======== Source material ========

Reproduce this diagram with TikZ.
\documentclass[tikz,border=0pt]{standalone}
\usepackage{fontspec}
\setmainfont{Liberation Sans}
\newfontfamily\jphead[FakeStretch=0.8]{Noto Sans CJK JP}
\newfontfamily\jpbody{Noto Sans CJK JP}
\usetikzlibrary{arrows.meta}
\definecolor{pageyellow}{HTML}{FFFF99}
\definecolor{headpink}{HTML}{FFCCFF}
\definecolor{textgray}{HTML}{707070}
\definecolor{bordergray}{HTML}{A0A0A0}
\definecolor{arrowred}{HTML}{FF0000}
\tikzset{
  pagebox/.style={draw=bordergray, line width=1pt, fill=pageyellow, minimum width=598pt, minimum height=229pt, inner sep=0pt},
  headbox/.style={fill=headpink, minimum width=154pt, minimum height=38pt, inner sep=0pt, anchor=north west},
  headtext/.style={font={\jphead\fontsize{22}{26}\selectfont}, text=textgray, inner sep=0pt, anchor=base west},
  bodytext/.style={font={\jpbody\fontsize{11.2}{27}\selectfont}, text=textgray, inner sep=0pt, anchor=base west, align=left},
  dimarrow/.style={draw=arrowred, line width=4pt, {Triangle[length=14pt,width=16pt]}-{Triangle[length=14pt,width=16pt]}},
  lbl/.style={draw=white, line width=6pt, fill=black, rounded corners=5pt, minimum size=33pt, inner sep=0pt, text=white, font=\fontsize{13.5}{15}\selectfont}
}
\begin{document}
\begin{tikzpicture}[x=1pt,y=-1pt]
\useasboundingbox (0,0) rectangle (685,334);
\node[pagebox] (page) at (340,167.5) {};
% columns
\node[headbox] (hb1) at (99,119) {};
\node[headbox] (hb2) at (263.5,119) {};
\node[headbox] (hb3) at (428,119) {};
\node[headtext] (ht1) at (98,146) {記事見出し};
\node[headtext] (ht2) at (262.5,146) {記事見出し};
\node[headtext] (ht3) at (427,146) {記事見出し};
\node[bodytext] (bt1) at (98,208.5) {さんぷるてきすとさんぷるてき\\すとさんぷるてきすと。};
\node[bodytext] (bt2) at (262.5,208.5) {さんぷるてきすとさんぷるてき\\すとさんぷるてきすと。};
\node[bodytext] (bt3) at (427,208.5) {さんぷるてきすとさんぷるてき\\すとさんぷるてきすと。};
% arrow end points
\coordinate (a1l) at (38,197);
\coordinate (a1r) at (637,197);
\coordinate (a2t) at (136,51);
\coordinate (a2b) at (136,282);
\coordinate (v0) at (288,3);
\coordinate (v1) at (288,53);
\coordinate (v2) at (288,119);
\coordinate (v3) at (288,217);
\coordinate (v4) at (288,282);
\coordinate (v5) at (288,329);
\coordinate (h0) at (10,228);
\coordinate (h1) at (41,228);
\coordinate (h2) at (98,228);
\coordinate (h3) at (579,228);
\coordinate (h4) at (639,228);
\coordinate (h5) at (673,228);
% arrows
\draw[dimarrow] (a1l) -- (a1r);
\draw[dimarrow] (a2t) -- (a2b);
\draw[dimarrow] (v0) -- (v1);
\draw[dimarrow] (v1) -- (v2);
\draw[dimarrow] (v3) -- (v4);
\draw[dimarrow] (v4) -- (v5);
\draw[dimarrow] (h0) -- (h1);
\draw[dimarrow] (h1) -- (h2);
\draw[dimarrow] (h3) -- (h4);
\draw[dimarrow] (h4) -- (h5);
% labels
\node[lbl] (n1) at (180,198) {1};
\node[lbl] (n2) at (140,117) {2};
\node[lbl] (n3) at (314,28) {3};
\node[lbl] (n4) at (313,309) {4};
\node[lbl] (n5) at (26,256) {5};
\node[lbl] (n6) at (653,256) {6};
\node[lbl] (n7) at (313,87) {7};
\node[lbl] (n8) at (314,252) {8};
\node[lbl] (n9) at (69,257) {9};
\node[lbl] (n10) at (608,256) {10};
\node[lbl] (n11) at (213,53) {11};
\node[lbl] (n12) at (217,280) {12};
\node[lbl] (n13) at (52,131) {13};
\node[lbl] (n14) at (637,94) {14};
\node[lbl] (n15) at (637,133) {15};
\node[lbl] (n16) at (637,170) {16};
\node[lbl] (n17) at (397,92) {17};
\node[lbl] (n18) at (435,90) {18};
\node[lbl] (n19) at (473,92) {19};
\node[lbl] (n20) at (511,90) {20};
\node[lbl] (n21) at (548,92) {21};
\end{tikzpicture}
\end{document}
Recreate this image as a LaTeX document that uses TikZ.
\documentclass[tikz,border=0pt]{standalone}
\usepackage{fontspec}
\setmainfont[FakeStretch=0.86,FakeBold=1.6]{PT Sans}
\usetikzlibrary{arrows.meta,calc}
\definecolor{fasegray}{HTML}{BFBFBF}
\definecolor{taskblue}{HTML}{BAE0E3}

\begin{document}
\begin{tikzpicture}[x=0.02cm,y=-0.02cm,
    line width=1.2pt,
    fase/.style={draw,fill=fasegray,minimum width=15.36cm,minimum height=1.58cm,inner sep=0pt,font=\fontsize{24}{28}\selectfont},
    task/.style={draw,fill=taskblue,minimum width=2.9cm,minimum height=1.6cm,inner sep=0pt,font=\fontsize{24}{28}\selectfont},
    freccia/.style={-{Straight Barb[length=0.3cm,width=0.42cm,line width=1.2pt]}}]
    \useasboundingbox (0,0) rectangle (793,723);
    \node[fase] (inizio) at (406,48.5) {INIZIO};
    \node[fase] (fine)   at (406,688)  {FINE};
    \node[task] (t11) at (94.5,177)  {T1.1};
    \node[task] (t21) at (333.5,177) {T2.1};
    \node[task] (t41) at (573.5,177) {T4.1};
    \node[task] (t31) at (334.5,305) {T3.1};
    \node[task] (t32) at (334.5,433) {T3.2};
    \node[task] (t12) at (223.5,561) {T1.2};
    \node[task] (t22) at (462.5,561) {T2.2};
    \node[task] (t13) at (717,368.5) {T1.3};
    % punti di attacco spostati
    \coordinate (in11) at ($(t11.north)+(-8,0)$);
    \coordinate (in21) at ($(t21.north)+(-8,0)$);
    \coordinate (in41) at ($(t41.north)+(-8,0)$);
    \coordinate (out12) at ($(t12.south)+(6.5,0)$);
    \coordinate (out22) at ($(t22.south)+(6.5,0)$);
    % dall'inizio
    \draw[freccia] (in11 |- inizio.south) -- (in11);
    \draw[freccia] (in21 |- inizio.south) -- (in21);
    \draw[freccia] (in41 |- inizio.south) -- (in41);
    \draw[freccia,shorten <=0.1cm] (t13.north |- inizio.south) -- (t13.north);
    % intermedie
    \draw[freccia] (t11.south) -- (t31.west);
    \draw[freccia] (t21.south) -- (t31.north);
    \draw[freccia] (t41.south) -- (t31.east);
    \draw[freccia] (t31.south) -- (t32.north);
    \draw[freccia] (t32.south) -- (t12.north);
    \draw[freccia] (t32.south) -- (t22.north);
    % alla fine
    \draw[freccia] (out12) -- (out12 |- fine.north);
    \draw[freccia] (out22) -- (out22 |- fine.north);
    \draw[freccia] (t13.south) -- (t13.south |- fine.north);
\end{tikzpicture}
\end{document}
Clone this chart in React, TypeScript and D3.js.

========

> [Task requirements]: Look through the records and gather every line containing "this".

> [Solution below]:
Reproduce this diagram with TikZ.
Recreate this image as a LaTeX document that uses TikZ.
Clone this chart in React, TypeScript and D3.js.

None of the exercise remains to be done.